More Bad News for the US Dollar's Reserve Currency Status

Uh-ho… The Swiss mega-bank UBS completed a survey of 80 central bank reserve managers yesterday. More than half predicted the US dollar would be replaced as the world’s reserve by a “portfolio of currencies” sometime in the next 25 years.

That UBS even conducted a survey on the dollar’s validity represents a sea change in attitude since we first published Demise of the Dollar in 2005.

Between them, the bank reserve managers control about $8 trillion.

“The results [of the survey],” according to The Financial Times, “are the latest sign of dissatisfaction with the dollar as a reserve currency, amid concerns over the US government’s inability to rein in spending and the Federal Reserve’s huge expansion of its balance sheet.”

In another shift of strategy, none of the managers surveyed by UBS say they plan to sell gold over the next few years.

A few even fessed they plan to add to their stashes of Midas’ favorite metal.

The World Gold Council claims central banks are on track to make their largest annual purchases of gold this year since Richard Nixon “closed the gold window” in 1971 and cut the dollar’s last remaining tie to gold.

Russia and China are doing their part to accelerate the dollar’s demise.
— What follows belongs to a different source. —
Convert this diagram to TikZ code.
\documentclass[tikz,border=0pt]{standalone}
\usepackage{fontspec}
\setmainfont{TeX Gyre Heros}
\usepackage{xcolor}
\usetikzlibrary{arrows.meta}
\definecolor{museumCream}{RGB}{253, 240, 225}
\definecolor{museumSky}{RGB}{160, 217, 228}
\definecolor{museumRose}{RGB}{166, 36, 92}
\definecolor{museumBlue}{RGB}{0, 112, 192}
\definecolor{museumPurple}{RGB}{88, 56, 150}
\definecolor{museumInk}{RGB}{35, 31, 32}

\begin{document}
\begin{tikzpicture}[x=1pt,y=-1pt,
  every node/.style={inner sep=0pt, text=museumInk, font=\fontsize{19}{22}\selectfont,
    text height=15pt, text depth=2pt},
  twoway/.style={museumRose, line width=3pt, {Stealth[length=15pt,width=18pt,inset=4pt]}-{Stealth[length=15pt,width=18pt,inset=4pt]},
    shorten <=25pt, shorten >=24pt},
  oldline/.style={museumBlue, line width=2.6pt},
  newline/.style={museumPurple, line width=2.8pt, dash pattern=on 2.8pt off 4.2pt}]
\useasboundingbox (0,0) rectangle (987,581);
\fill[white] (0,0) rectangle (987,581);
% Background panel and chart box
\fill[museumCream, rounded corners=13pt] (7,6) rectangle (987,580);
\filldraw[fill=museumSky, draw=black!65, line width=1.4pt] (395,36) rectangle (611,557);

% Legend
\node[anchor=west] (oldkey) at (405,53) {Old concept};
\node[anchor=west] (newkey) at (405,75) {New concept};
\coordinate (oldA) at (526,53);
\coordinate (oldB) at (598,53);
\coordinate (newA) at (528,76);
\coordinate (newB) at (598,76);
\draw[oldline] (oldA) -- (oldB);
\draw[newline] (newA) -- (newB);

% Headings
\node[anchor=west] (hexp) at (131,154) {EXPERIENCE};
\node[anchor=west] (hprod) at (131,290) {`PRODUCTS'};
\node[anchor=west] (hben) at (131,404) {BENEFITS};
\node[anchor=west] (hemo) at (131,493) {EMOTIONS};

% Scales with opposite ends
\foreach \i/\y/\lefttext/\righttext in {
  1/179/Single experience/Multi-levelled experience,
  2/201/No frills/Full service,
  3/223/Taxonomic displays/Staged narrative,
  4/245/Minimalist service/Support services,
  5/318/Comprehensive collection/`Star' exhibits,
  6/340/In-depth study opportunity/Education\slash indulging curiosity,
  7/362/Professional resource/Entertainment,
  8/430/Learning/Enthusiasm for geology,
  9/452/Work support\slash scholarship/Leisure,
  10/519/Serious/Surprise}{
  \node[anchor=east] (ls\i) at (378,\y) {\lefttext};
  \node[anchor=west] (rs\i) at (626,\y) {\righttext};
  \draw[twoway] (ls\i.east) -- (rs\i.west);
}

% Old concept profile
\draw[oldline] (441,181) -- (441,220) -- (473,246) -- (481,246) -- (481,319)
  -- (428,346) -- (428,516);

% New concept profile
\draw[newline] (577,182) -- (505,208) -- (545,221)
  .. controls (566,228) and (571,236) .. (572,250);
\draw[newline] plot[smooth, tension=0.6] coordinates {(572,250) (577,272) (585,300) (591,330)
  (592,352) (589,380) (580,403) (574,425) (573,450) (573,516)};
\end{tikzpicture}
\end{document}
The two nations’ central banks have signed an agreement to conduct trade in rubles and yuan.

“This agreement,” says Russian Central Bank Deputy Chairman Viktor Melnikov, “allows for settlements through Russian and Chinese banks not only in the freely convertible currencies but also in the yuan and the ruble.” It builds on a handshake deal between Russian President Vladimir Putin and Chinese Premier Wen Jiabao that we told you about seven months ago.

“Dollar’s Reserve Currency Status at Risk Following Russia-China Deal,” reads a breathless headline on this story at oilprice.com.

“The headline is a bit overblown,” says our acquaintance, the veteran US diplomat Chas Freeman, “but it – and the underlying story – is a step in the direction it posits.”